Whether you are a carnivore or not, we all can agree that the bulk of our meat production industry is unsustainable, inhumane and unhealthy. Factory farms are bad for the environment, the animals, and even the consumer. But, they prevail because they bring the cost of meat unsuitably low, thereby allowing us to eat more of it. But, at our current rate of consumption, the supply will be unable to keep up with the demand. This leaves us 2 options: greatly reduce our dependence on meat… or create it synthetically.
Thatʼs right — test tube meat may be more realistic than you thought. Two scientists, Corvan der Weele and Johannes Tramper, have an idyllic vision of the future: locally cultured meat sold at the village market or butcher shop while healthy, happy farm animals roam open ﬁelds without fear of slaughter. They recently released a paper dictating the plausibility of such a scenario, covering everything from expected societal response to viable manufacturing techniques. But it’s not just this pair; scientists all over the world are working to create palatable, cost-effective meats from animal stem cells. The idea is to have machines manufacture our meat so we can leave the animals alone. In the Netherlands, scientists have actually created a hamburger from a petri-dish. But donʼt expected to see it on your market shelf anytime soon. With no fat, the meat is hardly palatable and needs to be further adjusted. Not into synthetic meat? How about plant-based meat without a 10 inch list of extraneous ingredients… that actually tastes good? The company Beyond Meat is working to create soy and amaranth chicken strips that actually fooled the palate of one Mark Bittman. While they aren’t yet for sale, these strips are promising for pre-made meals like burritos and pastas. Check out his reaction on his New York Times Op-Ed.

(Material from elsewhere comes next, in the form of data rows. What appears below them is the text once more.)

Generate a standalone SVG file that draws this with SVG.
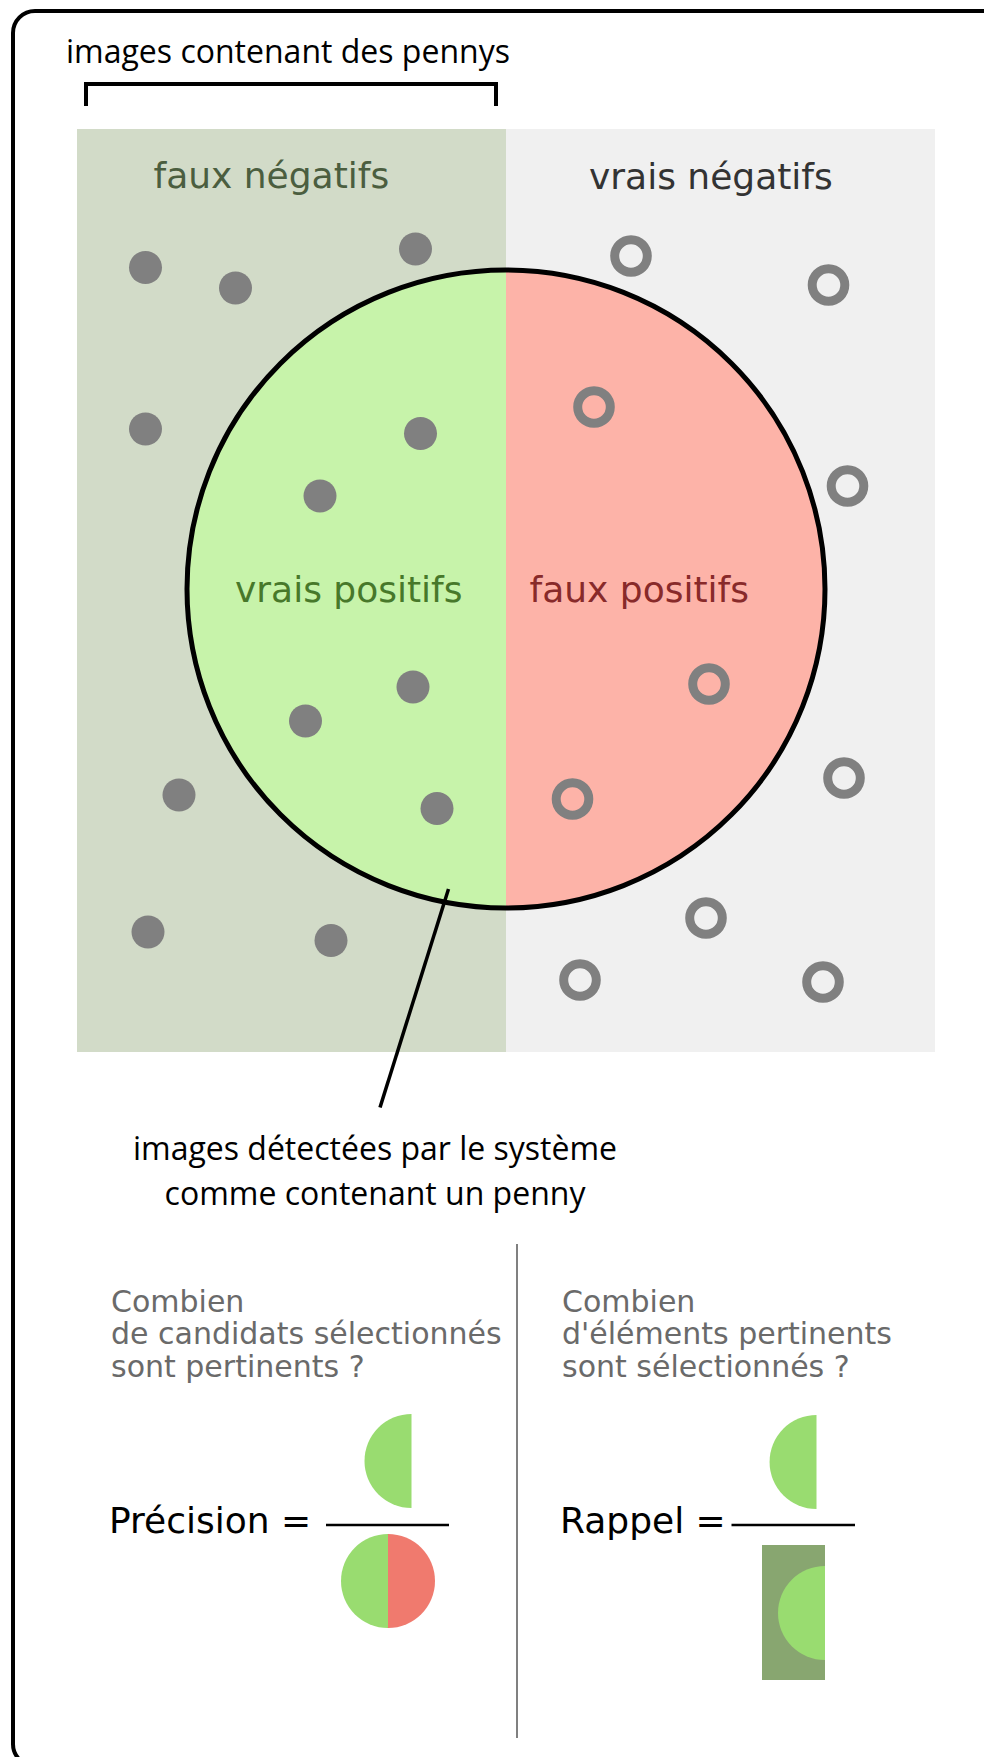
<svg xmlns="http://www.w3.org/2000/svg" width="984" height="1757" viewBox="0 0 984 1757">
  <style>
    .dv { font-family: "DejaVu Sans", Verdana, sans-serif; }
    .os { font-family: "Open Sans", "Liberation Sans", sans-serif; font-size: 32px; fill: #000; }
    .lbl { font-size: 36px; }
    .q { font-size: 30px; fill: #6a6a6a; }
    .eq { font-size: 36px; fill: #000; }
    .dot { fill: #808080; }
    .ring { fill: none; stroke: #808080; stroke-width: 9; }
    .blk { stroke: #000; fill: none; }
  </style>
  <defs>
    <clipPath id="leftHalf"><rect x="0" y="0" width="506" height="1757"/></clipPath>
    <clipPath id="rightHalf"><rect x="506" y="0" width="478" height="1757"/></clipPath>
  </defs>

  <rect x="0" y="0" width="984" height="1757" fill="#fff"/>
  <g id="frame">
    <rect x="13" y="11" width="1000" height="1755" rx="22" ry="22" fill="#fff" stroke="#000" stroke-width="4"/>
  </g>

  <g id="label-pennys">
    <text class="os" x="66" y="63">images contenant des pennys</text>
    <path class="blk" d="M86,106 V84 H496 V106" stroke-width="4"/>
  </g>

  <g id="faux-negatifs">
    <rect x="77" y="129" width="429" height="923" fill="#d2dbc8"/>
    <text class="dv lbl" x="153.5" y="188" fill="#4b5e3f">faux négatifs</text>
  </g>
  <g id="vrais-negatifs">
    <rect x="506" y="129" width="429" height="923" fill="#f0f0f0"/>
    <text class="dv lbl" x="589" y="189" fill="#333333">vrais négatifs</text>
  </g>

  <g id="selection-circle">
    <circle cx="506" cy="589" r="319" fill="#c7f3aa" clip-path="url(#leftHalf)"/>
    <circle cx="506" cy="589" r="319" fill="#fdb3a8" clip-path="url(#rightHalf)"/>
    <circle cx="506" cy="589" r="319" class="blk" stroke-width="5"/>
    <text class="dv lbl" x="235" y="602" fill="#47782a">vrais positifs</text>
    <text class="dv lbl" x="529.5" y="602" fill="#882a2a">faux positifs</text>
  </g>

  <g id="relevant-items">
    <circle class="dot" cx="145.5" cy="267.5" r="16.5"/>
    <circle class="dot" cx="235.5" cy="288" r="16.5"/>
    <circle class="dot" cx="415.5" cy="249" r="16.5"/>
    <circle class="dot" cx="145.5" cy="429" r="16.5"/>
    <circle class="dot" cx="179" cy="795" r="16.5"/>
    <circle class="dot" cx="148" cy="932" r="16.5"/>
    <circle class="dot" cx="331" cy="940.5" r="16.5"/>
    <circle class="dot" cx="420.5" cy="433.5" r="16.5"/>
    <circle class="dot" cx="320" cy="496" r="16.5"/>
    <circle class="dot" cx="413" cy="687" r="16.5"/>
    <circle class="dot" cx="305.5" cy="721" r="16.5"/>
    <circle class="dot" cx="437" cy="808.5" r="16.5"/>
  </g>

  <g id="irrelevant-items">
    <circle class="ring" cx="631" cy="256" r="16.3"/>
    <circle class="ring" cx="828.5" cy="285" r="16.3"/>
    <circle class="ring" cx="847.5" cy="486" r="16.3"/>
    <circle class="ring" cx="844" cy="778" r="16.3"/>
    <circle class="ring" cx="706" cy="918" r="16.3"/>
    <circle class="ring" cx="580" cy="980" r="16.3"/>
    <circle class="ring" cx="823" cy="982" r="16.3"/>
    <circle class="ring" cx="594" cy="407" r="16.3"/>
    <circle class="ring" cx="709" cy="684" r="16.3"/>
    <circle class="ring" cx="572.5" cy="799" r="16.3"/>
  </g>

  <g id="connectors">
    <line x1="448.5" y1="889" x2="380" y2="1107.5" stroke="#000" stroke-width="3.5"/>
  </g>

  <g id="label-detected">
    <text class="os" x="375" y="1160" text-anchor="middle">images détectées par le système</text>
    <text class="os" x="375" y="1205" text-anchor="middle">comme contenant un penny</text>
  </g>

  <g id="divider">
    <line x1="517" y1="1244" x2="517" y2="1738" stroke="#808080" stroke-width="2"/>
  </g>

  <g id="precision">
    <text class="dv q" x="111" y="1311.5">Combien</text>
    <text class="dv q" x="111" y="1344">de candidats sélectionnés</text>
    <text class="dv q" x="111" y="1377">sont pertinents ?</text>
    <text class="dv eq" x="109" y="1533">Précision =</text>
    <line x1="326" y1="1525" x2="449" y2="1525" stroke="#000" stroke-width="2.5"/>
    <path d="M411.5,1414 A47,47 0 0 0 411.5,1508 Z" fill="#99dc70"/>
    <path d="M388,1534 A47,47 0 0 0 388,1628 Z" fill="#99dc70"/>
    <path d="M388,1534 A47,47 0 0 1 388,1628 Z" fill="#f07a6e"/>
  </g>

  <g id="rappel">
    <text class="dv q" x="562" y="1311.5">Combien</text>
    <text class="dv q" x="562" y="1344">d'éléments pertinents</text>
    <text class="dv q" x="562" y="1377">sont sélectionnés ?</text>
    <text class="dv eq" x="560" y="1533">Rappel =</text>
    <line x1="731.5" y1="1525" x2="855" y2="1525" stroke="#000" stroke-width="2.5"/>
    <path d="M816.5,1415 A47,47 0 0 0 816.5,1509 Z" fill="#99dc70"/>
    <rect x="762" y="1545" width="63" height="135" fill="#88a670"/>
    <path d="M825,1566 A47,47 0 0 0 825,1660 Z" fill="#99dc70"/>
  </g>
</svg>
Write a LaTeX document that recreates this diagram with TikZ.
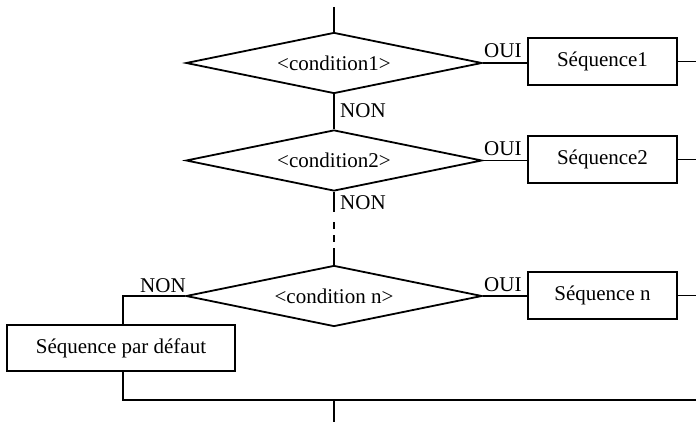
\documentclass[tikz,border=0pt]{standalone}
\usepackage{fontspec}
\setmainfont{Liberation Serif}
\usetikzlibrary{shapes.geometric}
\begin{document}
\begin{tikzpicture}[x=1pt,y=-1pt,
  every node/.style={font=\fontsize{21}{25}\selectfont},
  flow/.style={line width=1.8pt},
  decision/.style={diamond, draw, line width=1.8pt, inner sep=0pt,
    minimum width=296pt, minimum height=61pt, aspect=4.85},
  seqbox/.style={rectangle, draw, line width=1.8pt, inner sep=0pt,
    minimum width=149pt, minimum height=47pt},
  lbl/.style={anchor=base west, inner sep=0pt}]
\useasboundingbox (0,0) rectangle (696,422);

% decisions
\node[decision] (c1) at (334,63) {<condition1>};
\node[decision] (c2) at (334,160.5) {<condition2>};
\node[decision] (cn) at (334,296) {<condition n>};

% sequences
\node[seqbox] (s1) at (602.5,61.5) {Séquence1};
\node[seqbox] (s2) at (602.5,159.5) {Séquence2};
\node[seqbox] (sn) at (602.5,295.5) {Séquence n};
\node[seqbox, minimum width=228pt, minimum height=46pt] (sd) at (121,348) {Séquence par défaut};

% helper points
\coordinate (top) at (334,7);
\coordinate (edge) at (696,0);
\coordinate (nl) at (123,296);
\coordinate (bl) at (123,400);
\coordinate (br) at (696,400);
\coordinate (bm) at (334,400);
\coordinate (bot) at (334,422);

% connectors
\draw[flow] (top) -- (c1.north);
\draw[flow] (c1.south) -- (c2.north);
\draw[flow, dash pattern=on 20.5pt off 10pt on 6.5pt off 6.5pt on 6.5pt off 6.5pt on 40pt]
  (c2.south) -- (cn.north);
\draw[flow] (c1.east) -- (c1.east -| s1.west);
\draw[flow] (c2.east) -- (c2.east -| s2.west);
\draw[flow] (cn.east) -- (cn.east -| sn.west);
\draw[flow] (s1.east) -- (s1.east -| edge);
\draw[flow] (s2.east) -- (s2.east -| edge);
\draw[flow] (sn.east) -- (sn.east -| edge);
\draw[flow] (cn.west) -- (nl) -- (nl |- sd.north);
\draw[flow] (nl |- sd.south) -- (bl) -- (br);
\draw[flow] (bm) -- (bot);

% branch labels
\node[lbl] (oui1) at (484,58) {OUI};
\node[lbl] (oui2) at (484,156) {OUI};
\node[lbl] (ouin) at (484,291) {OUI};
\node[lbl] (non1) at (340,118) {NON};
\node[lbl] (non2) at (340,210) {NON};
\node[lbl] (nonn) at (140,292) {NON};
\end{tikzpicture}
\end{document}
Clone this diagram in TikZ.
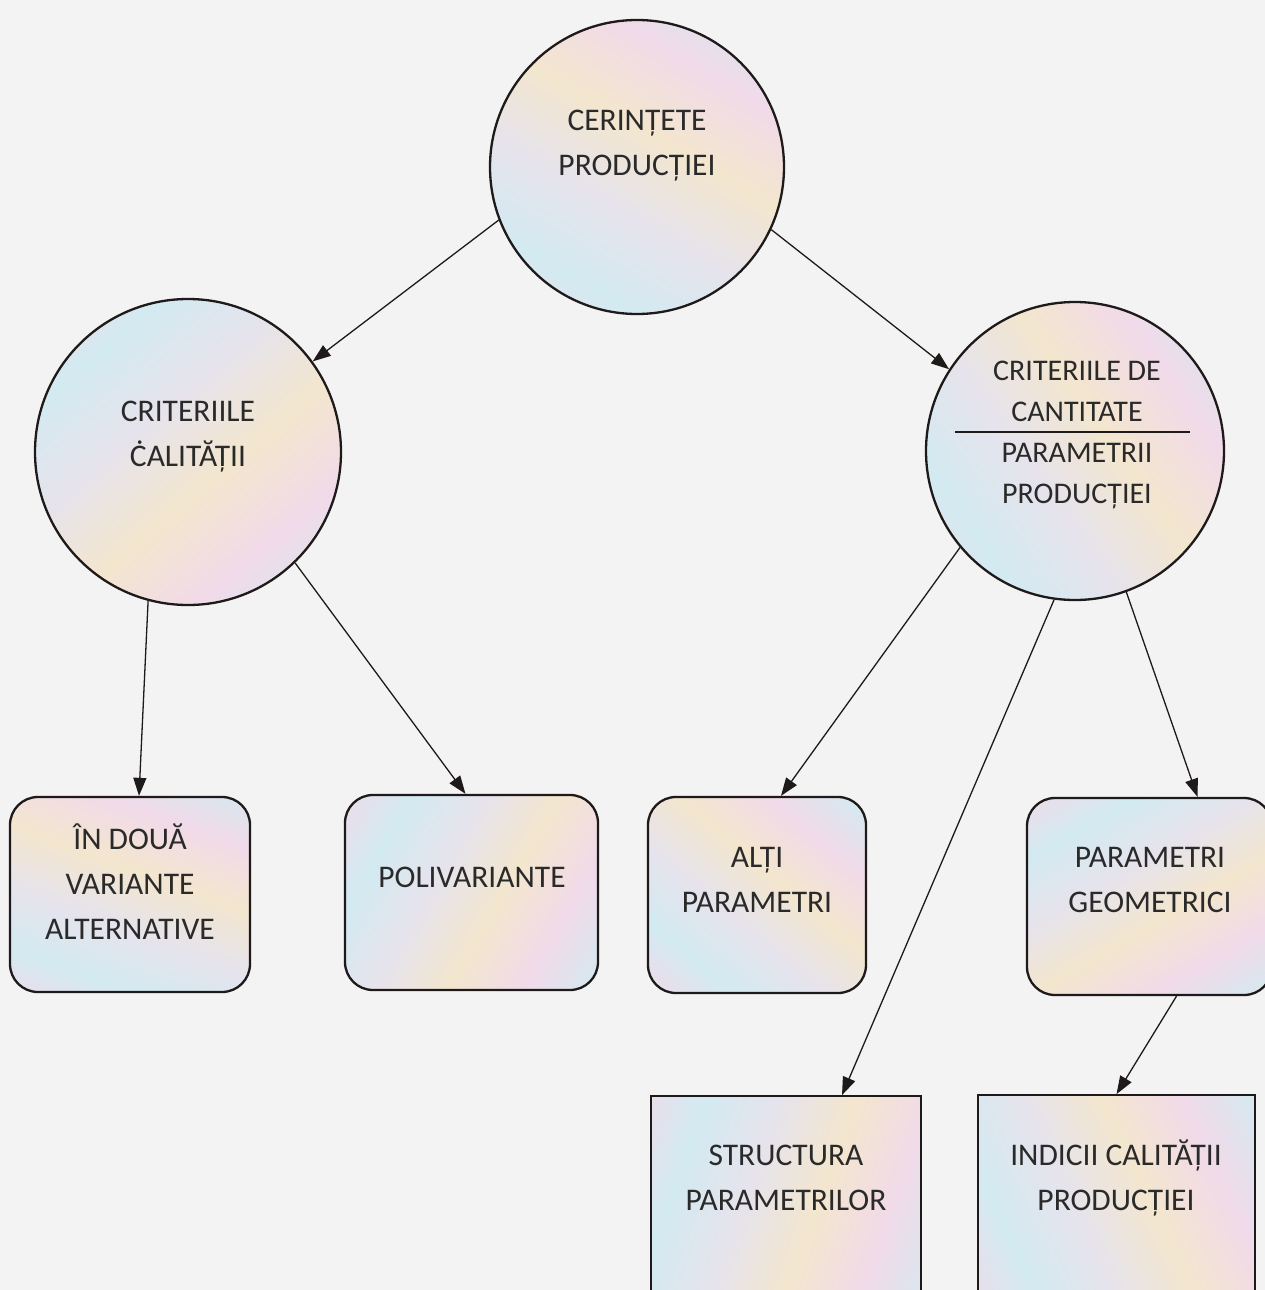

While plant-based substitutes bear great promise, they cannot replace all meat products, like strip steaks. However, many, including myself, believe that the answer is not test-tube meat, but rather more sustainable farming and consumption practices. Instead of farming animals in large factories, embrace small, local farms, where animals are highly cared for and treated humanely. It supports the local economy, animal welfare, and your health. Also, because animals raised under high standards are often pricier (for good reason), theoretically the meat youʼll consume will be less in quantity (unless you get a pay raise and decide to spend it all on fresh meat), but of a far superior and healthful quality. Until then, I have my own personal philosophy that could drive down our meat over-consumption. If you couldnʼt bear to hunt for and kill the animal for yourself, then you should not eat its meat. How’s that for a Paleo diet?
How do you feel about the concept of test tube meat? Is it a good idea or could it have potential consequences?